— start of Entries shown —

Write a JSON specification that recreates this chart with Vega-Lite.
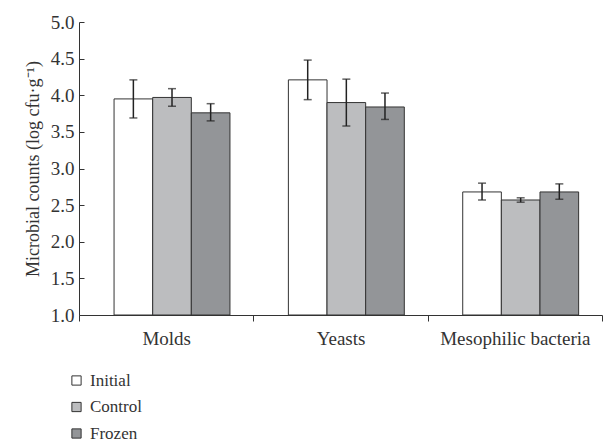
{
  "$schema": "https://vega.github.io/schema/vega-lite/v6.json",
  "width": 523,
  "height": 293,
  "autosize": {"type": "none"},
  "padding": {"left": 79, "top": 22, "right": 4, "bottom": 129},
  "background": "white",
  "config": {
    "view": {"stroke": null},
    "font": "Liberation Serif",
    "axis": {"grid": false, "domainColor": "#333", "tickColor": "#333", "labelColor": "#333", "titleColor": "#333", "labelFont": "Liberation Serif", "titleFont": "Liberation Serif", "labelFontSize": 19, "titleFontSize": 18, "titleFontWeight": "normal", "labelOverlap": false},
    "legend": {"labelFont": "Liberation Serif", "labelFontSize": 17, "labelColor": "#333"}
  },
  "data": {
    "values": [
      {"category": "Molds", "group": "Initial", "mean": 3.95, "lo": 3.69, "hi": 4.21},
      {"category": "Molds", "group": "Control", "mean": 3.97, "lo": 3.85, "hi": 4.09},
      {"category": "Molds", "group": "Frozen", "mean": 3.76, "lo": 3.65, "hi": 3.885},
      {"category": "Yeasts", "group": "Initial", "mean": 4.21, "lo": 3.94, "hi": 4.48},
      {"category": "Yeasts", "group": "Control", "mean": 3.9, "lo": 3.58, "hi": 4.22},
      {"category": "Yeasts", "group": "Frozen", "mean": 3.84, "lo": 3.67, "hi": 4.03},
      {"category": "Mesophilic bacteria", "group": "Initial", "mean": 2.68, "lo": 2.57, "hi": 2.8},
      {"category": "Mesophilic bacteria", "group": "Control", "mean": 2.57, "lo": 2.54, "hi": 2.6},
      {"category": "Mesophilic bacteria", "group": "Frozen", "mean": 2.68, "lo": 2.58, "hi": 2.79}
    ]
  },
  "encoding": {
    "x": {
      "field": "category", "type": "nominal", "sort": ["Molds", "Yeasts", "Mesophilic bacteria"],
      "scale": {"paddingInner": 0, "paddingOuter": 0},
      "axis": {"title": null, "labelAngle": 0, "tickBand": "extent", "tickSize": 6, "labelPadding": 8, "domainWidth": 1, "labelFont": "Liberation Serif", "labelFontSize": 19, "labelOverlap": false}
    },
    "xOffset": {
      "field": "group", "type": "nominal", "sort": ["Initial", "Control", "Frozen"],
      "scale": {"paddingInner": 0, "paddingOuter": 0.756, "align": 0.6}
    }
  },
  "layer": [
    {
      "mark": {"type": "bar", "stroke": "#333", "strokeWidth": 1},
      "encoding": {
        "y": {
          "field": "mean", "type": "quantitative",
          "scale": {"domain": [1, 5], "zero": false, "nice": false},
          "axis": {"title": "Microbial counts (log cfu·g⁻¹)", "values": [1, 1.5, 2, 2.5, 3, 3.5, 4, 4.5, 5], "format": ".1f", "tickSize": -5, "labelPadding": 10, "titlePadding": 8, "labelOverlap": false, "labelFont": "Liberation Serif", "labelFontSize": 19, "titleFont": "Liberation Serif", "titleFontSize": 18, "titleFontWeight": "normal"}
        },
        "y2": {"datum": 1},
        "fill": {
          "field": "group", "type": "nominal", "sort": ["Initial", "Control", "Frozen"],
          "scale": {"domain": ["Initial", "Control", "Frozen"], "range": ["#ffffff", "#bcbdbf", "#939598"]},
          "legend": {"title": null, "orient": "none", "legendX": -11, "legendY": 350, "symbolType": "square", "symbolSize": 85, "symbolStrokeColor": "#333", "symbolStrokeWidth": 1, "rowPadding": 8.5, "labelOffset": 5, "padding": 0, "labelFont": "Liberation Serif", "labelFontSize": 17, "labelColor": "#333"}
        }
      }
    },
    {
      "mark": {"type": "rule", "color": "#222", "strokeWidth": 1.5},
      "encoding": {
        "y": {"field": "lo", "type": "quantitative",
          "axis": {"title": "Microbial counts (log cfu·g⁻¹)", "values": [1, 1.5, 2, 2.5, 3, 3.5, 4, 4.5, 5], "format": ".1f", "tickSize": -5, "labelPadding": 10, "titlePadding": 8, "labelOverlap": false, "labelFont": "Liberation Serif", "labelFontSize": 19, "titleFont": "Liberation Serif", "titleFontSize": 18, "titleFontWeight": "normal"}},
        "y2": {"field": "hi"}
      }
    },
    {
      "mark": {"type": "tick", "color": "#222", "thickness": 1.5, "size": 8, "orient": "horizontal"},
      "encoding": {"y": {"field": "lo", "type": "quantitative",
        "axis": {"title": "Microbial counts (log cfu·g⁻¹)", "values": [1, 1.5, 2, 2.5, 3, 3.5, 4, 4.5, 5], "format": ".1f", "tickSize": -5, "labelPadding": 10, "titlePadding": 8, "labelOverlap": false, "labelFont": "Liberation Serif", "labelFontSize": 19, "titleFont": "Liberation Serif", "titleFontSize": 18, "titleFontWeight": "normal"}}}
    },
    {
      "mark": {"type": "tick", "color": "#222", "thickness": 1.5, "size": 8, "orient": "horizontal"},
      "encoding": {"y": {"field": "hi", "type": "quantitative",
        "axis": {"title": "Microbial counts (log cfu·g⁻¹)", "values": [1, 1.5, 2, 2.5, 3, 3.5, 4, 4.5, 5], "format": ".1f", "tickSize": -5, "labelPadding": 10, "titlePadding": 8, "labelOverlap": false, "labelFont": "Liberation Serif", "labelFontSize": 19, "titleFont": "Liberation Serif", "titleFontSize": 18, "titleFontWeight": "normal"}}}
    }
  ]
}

— end of Entries shown —
— start of Entries shown —

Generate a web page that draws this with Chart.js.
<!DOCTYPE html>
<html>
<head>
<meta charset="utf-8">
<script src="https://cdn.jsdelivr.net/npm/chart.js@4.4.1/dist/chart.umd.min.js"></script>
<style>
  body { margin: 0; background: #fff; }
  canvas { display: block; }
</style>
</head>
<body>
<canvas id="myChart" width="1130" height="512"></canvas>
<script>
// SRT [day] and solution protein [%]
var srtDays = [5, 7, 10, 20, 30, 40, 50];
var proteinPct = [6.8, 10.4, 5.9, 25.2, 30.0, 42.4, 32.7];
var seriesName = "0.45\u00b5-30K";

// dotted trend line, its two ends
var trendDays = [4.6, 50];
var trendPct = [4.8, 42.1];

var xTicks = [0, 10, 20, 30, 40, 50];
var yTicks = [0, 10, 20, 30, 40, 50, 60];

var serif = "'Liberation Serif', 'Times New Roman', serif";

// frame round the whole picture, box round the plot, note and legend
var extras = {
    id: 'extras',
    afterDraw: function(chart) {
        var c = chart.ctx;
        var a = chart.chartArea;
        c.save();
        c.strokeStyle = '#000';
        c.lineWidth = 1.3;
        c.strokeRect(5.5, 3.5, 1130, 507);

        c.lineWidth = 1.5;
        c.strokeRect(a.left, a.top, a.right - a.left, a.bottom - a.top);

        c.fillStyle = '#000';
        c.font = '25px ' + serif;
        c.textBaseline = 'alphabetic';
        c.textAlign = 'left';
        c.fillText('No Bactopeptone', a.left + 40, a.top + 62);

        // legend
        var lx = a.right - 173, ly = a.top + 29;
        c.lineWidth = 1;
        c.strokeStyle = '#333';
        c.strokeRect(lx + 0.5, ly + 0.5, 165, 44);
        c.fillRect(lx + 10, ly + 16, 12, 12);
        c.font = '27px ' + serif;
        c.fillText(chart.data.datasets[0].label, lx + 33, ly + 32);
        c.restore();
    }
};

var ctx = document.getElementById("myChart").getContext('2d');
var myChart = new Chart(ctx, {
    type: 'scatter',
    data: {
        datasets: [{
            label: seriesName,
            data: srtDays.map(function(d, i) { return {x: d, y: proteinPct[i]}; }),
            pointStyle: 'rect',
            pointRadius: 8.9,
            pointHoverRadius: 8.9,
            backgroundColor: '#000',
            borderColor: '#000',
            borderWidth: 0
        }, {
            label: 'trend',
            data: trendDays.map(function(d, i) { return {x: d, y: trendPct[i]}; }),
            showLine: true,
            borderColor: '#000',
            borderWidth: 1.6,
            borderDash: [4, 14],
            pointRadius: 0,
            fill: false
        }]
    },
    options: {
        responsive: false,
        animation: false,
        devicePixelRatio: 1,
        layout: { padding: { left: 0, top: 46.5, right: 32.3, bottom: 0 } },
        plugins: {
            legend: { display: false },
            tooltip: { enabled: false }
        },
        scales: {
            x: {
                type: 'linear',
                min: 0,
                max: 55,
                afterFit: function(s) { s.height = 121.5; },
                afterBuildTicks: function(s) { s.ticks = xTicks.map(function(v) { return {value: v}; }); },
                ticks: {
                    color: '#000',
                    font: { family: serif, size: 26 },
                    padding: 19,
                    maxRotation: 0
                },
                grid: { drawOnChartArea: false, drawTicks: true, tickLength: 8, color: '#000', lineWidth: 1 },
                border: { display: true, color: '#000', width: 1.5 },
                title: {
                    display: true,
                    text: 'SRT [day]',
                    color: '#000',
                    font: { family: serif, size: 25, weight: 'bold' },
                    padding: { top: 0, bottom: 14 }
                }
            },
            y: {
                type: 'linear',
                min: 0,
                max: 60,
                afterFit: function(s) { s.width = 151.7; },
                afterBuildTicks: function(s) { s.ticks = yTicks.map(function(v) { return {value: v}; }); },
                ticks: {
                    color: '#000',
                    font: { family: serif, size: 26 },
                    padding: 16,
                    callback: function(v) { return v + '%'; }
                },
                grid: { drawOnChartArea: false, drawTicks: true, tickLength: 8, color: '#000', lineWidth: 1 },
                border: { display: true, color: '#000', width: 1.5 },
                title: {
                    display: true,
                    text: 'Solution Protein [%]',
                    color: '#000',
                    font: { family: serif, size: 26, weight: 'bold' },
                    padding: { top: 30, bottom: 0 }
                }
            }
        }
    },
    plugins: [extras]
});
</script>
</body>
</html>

— end of Entries shown —

In the listing above, find the line containing "Generate a web" and the line containing "c.fillText('No Bactopeptone', a.left", then quote both, plus every line between them, exactly as written.

Generate a web page that draws this with Chart.js.
<!DOCTYPE html>
<html>
<head>
<meta charset="utf-8">
<script src="https://cdn.jsdelivr.net/npm/chart.js@4.4.1/dist/chart.umd.min.js"></script>
<style>
  body { margin: 0; background: #fff; }
  canvas { display: block; }
</style>
</head>
<body>
<canvas id="myChart" width="1130" height="512"></canvas>
<script>
// SRT [day] and solution protein [%]
var srtDays = [5, 7, 10, 20, 30, 40, 50];
var proteinPct = [6.8, 10.4, 5.9, 25.2, 30.0, 42.4, 32.7];
var seriesName = "0.45\u00b5-30K";

// dotted trend line, its two ends
var trendDays = [4.6, 50];
var trendPct = [4.8, 42.1];

var xTicks = [0, 10, 20, 30, 40, 50];
var yTicks = [0, 10, 20, 30, 40, 50, 60];

var serif = "'Liberation Serif', 'Times New Roman', serif";

// frame round the whole picture, box round the plot, note and legend
var extras = {
    id: 'extras',
    afterDraw: function(chart) {
        var c = chart.ctx;
        var a = chart.chartArea;
        c.save();
        c.strokeStyle = '#000';
        c.lineWidth = 1.3;
        c.strokeRect(5.5, 3.5, 1130, 507);

        c.lineWidth = 1.5;
        c.strokeRect(a.left, a.top, a.right - a.left, a.bottom - a.top);

        c.fillStyle = '#000';
        c.font = '25px ' + serif;
        c.textBaseline = 'alphabetic';
        c.textAlign = 'left';
        c.fillText('No Bactopeptone', a.left + 40, a.top + 62);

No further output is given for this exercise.